En suma, un disco semióticamente difícil. Se debe atravesar toda una serie de problemas imaginarios antes de llegar a la esencia de esta música. Que no es la gran cosa, excepto por la buena musicalidad permanente; dígase lo que se quiera, tenemos aquí a tres experimentados músicos dándose el gusto. Volviendo -al menos May y Taylor- a cierta simpleza bluesera casi inconseguible en el auténtico Queen. Haciendo un disco que si se lo escucha como si fuera de -digamos- Dr. Feelgood -banda bastante alabada en este blog-, es decir una banda sin pretensiones más allá de darse y dar el gusto, probando una y otra vez viejos parámetros musicales de otra época, se disfruta. Se puede poner entero sin que moleste. Es -digamos- "bueno" (tan entrecomillado como "Queen"). Y las letras no son tan espantosas como las pintan; ciertamente no ganarían un concurso de poesía, pero tampoco las del viejo Bad Company ni las del viejo Queen (aunque en este último caso había cierta cualidad redentora: el humor, que aquí apenas aparece en el tema "C-lebrity", una burla -imaginamos que escrita mayormente por Taylor- hacia los participantes de los reality shows). En general, recibimos imprecaciones acerca del "poder del rock´n' roll" y sobre la necesidad de creer en esto y en aquello y de "hacer los sueños realidad" y bla bla. Sea como fuere, también se recibe cierto placer, seguramente el que experimentaron a su vez los músicos mientras grababan, libres de ataduras -entre ellas, la atadura de la "calidad". Porque si bien este es un disco de música gastada, se puede decir que nació gastada, que se concibió gastada y que hubo amor por lo gastado. Eso se trasmite y, por qué no, se agradece.

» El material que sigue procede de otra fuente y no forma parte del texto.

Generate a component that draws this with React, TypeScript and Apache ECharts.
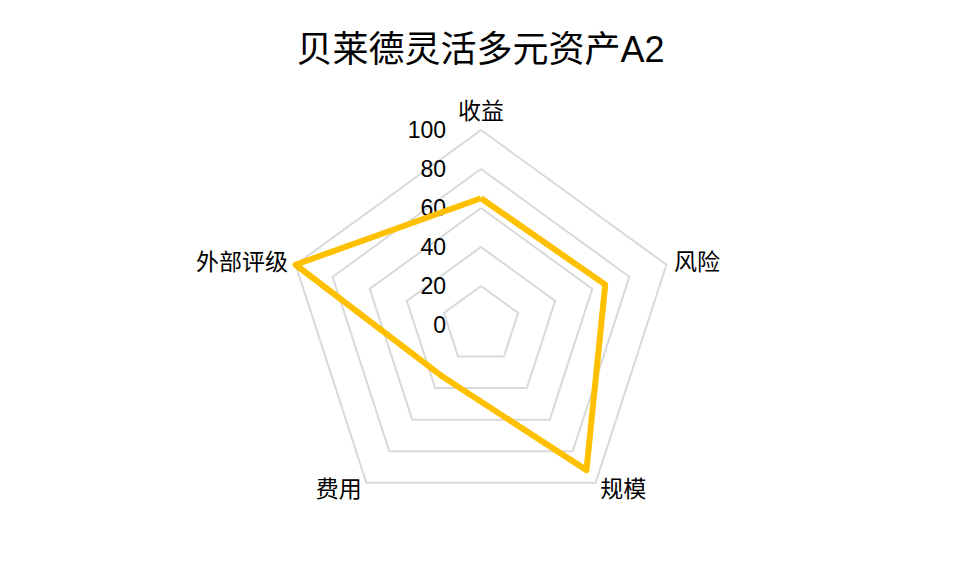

El cosmos ni se habrá enterado de este disco, pero nosotros, más benignos y modestos, podemos darle unas escuchadas y decir "no está mal". Mientras disfrutamos de la bronca voz de Rodgers (casi la némesis de Mercury), la guitarra de May y la percusión de Taylor. Serán tontos, codiciosos, inescrupulosos, demasiado nostalgiosos de glorias pasadas, vanidosos, anticuados, pero, innegablemente, buenos músicos y contentos. ¿Es suficiente? Al menos es algo. Algo un poco mejor que, por ejemplo, el último disco de los Rolling Stones, que siguen llamándose así pero hace tiempo que son "los Rolling Stones".